#### [Material provided]
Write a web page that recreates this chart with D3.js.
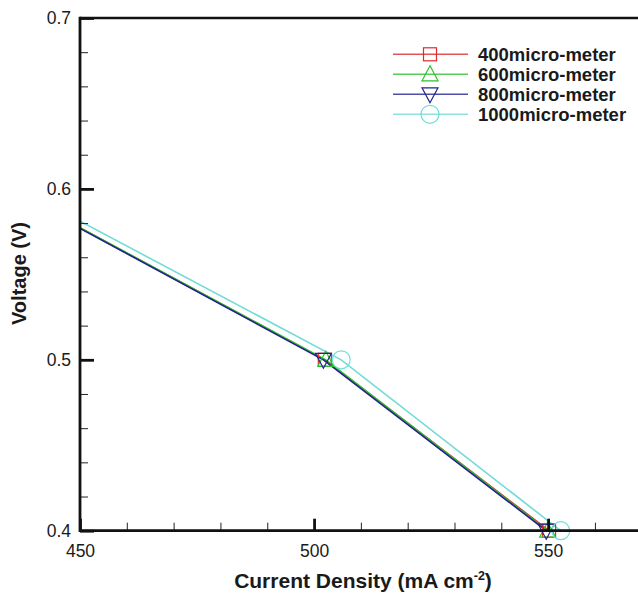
<!DOCTYPE html>
<html>
<head>
<meta charset="utf-8">
<script src="https://cdn.jsdelivr.net/npm/d3@7"></script>
<style>
  html, body { margin: 0; padding: 0; background: #fff; }
  svg { display: block; }
  text { font-family: "Liberation Sans", Arial, Helvetica, sans-serif; fill: #1a1a1a; }
</style>
</head>
<body>
<svg id="chart" width="638" height="596"></svg>
<script>
// Polarization data: current density (mA cm-2) vs. voltage (V) per channel width
const seriesNames = ["400micro-meter", "600micro-meter", "800micro-meter", "1000micro-meter"];
const currentDensity400  = [434.5, 502.3, 550.2];
const currentDensity600  = [434.6, 502.5, 549.9];
const currentDensity800  = [434.4, 502.0, 549.6];
const currentDensity1000 = [437.0, 505.8, 552.7];
const voltage400  = [0.6, 0.5, 0.4];
const voltage600  = [0.6, 0.5, 0.4];
const voltage800  = [0.6, 0.5, 0.4];
const voltage1000 = [0.6, 0.5, 0.4];
const xMajorTicks = [450, 500, 550];
const yMajorTicks = [0.4, 0.5, 0.6, 0.7];

const colors = ["#dd2a2a", "#2cbf2c", "#22238f", "#72dcd6"];
const symbols = ["square", "triangleUp", "triangleDown", "circle"];

const series = [
  { name: seriesNames[0], x: currentDensity400,  y: voltage400 },
  { name: seriesNames[1], x: currentDensity600,  y: voltage600 },
  { name: seriesNames[2], x: currentDensity800,  y: voltage800 },
  { name: seriesNames[3], x: currentDensity1000, y: voltage1000 }
].map((s, i) => ({ ...s, color: colors[i], symbol: symbols[i],
  points: s.x.map((v, j) => ({ x: v, y: s.y[j] })) }));

const svg = d3.select("#chart");
const plotLeft = 80, plotRight = 638, plotTop = 18, plotBottom = 530.7;

const x = d3.scaleLinear().domain([450, 569.2]).range([plotLeft, plotRight]);
const y = d3.scaleLinear().domain([0.4, 0.7]).range([plotBottom, plotTop]);

svg.append("defs").append("clipPath").attr("id", "plotClip")
  .append("rect").attr("x", plotLeft).attr("y", plotTop)
  .attr("width", plotRight - plotLeft).attr("height", plotBottom - plotTop);

// Marker shapes drawn around (0,0)
function marker(g, kind, color) {
  if (kind === "square") {
    g.append("rect").attr("x", -6.5).attr("y", -6.5).attr("width", 13).attr("height", 13);
  } else if (kind === "triangleUp") {
    g.append("path").attr("d", "M0,-8.5L8,6.5L-8,6.5Z");
  } else if (kind === "triangleDown") {
    g.append("path").attr("d", "M0,8.5L8,-6.5L-8,-6.5Z");
  } else {
    g.append("circle").attr("r", 9);
  }
  g.selectAll("*").attr("fill", "none").attr("stroke", color).attr("stroke-width", 1.2);
}

// Lines (clipped to plot area)
const line = d3.line().x(d => x(d.x)).y(d => y(d.y));
const lineLayer = svg.append("g").attr("clip-path", "url(#plotClip)");
series.forEach(s => {
  lineLayer.append("path").datum(s.points)
    .attr("d", line).attr("fill", "none")
    .attr("stroke", s.color).attr("stroke-width", 1.6);
});

// Markers
series.forEach(s => {
  s.points.filter(p => p.x >= 450).forEach(p => {
    const g = svg.append("g").attr("transform", `translate(${x(p.x)},${y(p.y)})`);
    marker(g, s.symbol, s.color);
  });
});

// Axes with inward ticks
const xMinor = d3.range(460, 570, 10).filter(v => !xMajorTicks.includes(v));
const yMinor = d3.range(0.42, 0.7, 0.02).filter(v => !yMajorTicks.some(t => Math.abs(t - v) < 1e-6));

const xAxisMinor = svg.append("g").attr("transform", `translate(0,${plotBottom})`)
  .call(d3.axisBottom(x).tickValues(xMinor).tickSize(-8).tickFormat(""));
const xAxisMajor = svg.append("g").attr("transform", `translate(0,${plotBottom})`)
  .call(d3.axisBottom(x).tickValues(xMajorTicks).tickSize(-12).tickPadding(14).tickFormat(d3.format("d")));
const yAxisMinor = svg.append("g").attr("transform", `translate(${plotLeft},0)`)
  .call(d3.axisLeft(y).tickValues(yMinor).tickSize(-8).tickFormat(""));
const yAxisMajor = svg.append("g").attr("transform", `translate(${plotLeft},0)`)
  .call(d3.axisLeft(y).tickValues(yMajorTicks).tickSize(-14).tickPadding(9).tickFormat(d3.format(".1f")));

[xAxisMinor, xAxisMajor, yAxisMinor, yAxisMajor].forEach(a => a.select(".domain").remove());
[xAxisMinor, yAxisMinor].forEach(a => a.selectAll(".tick line").attr("stroke", "#222").attr("stroke-width", 1));
[xAxisMajor, yAxisMajor].forEach(a => {
  a.selectAll(".tick line").attr("stroke", "#111").attr("stroke-width", 2.8);
  a.selectAll(".tick text").attr("font-size", 17.5).attr("fill", "#1a1a1a")
    .attr("font-family", "Liberation Sans, Arial, sans-serif");
});

// Frame: left, bottom and top borders
svg.append("line").attr("x1", plotLeft).attr("x2", plotLeft).attr("y1", plotTop - 1.3).attr("y2", plotBottom + 1.3)
  .attr("stroke", "#111").attr("stroke-width", 2.8);
svg.append("line").attr("x1", plotLeft).attr("x2", plotRight).attr("y1", plotBottom).attr("y2", plotBottom)
  .attr("stroke", "#111").attr("stroke-width", 2.8);
svg.append("line").attr("x1", plotLeft).attr("x2", plotRight).attr("y1", plotTop).attr("y2", plotTop)
  .attr("stroke", "#111").attr("stroke-width", 2.4);

// Axis titles
const xt = svg.append("text").attr("x", 363).attr("y", 588)
  .attr("text-anchor", "middle").attr("font-size", 21).attr("font-weight", "bold");
xt.append("tspan").text("Current Density (mA cm");
xt.append("tspan").attr("font-size", 12.5).attr("dy", -8).text("-2");
xt.append("tspan").attr("dy", 8).text(")");

svg.append("text").attr("transform", "translate(25.5,273.5) rotate(-90)")
  .attr("text-anchor", "middle").attr("font-size", 20).attr("font-weight", "bold")
  .text("Voltage (V)");

// Legend
const legend = svg.append("g");
series.forEach((s, i) => {
  const cy = 54.3 + i * 20;
  legend.append("line").attr("x1", 393).attr("x2", 468).attr("y1", cy).attr("y2", cy)
    .attr("stroke", s.color).attr("stroke-width", 1.6).attr("opacity", 0.8);
  const g = legend.append("g").attr("transform", `translate(430,${cy})`);
  marker(g, s.symbol, s.color);
  legend.append("text").attr("x", 478).attr("y", cy).attr("dy", "0.36em")
    .attr("font-size", 18.5).attr("font-weight", "bold").text(s.name);
});
</script>
</body>
</html>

#### [The problem]
Identify every line above that includes the word "with", and show those lines.

#### [Expected answer]
Write a web page that recreates this chart with D3.js.
// Axes with inward ticks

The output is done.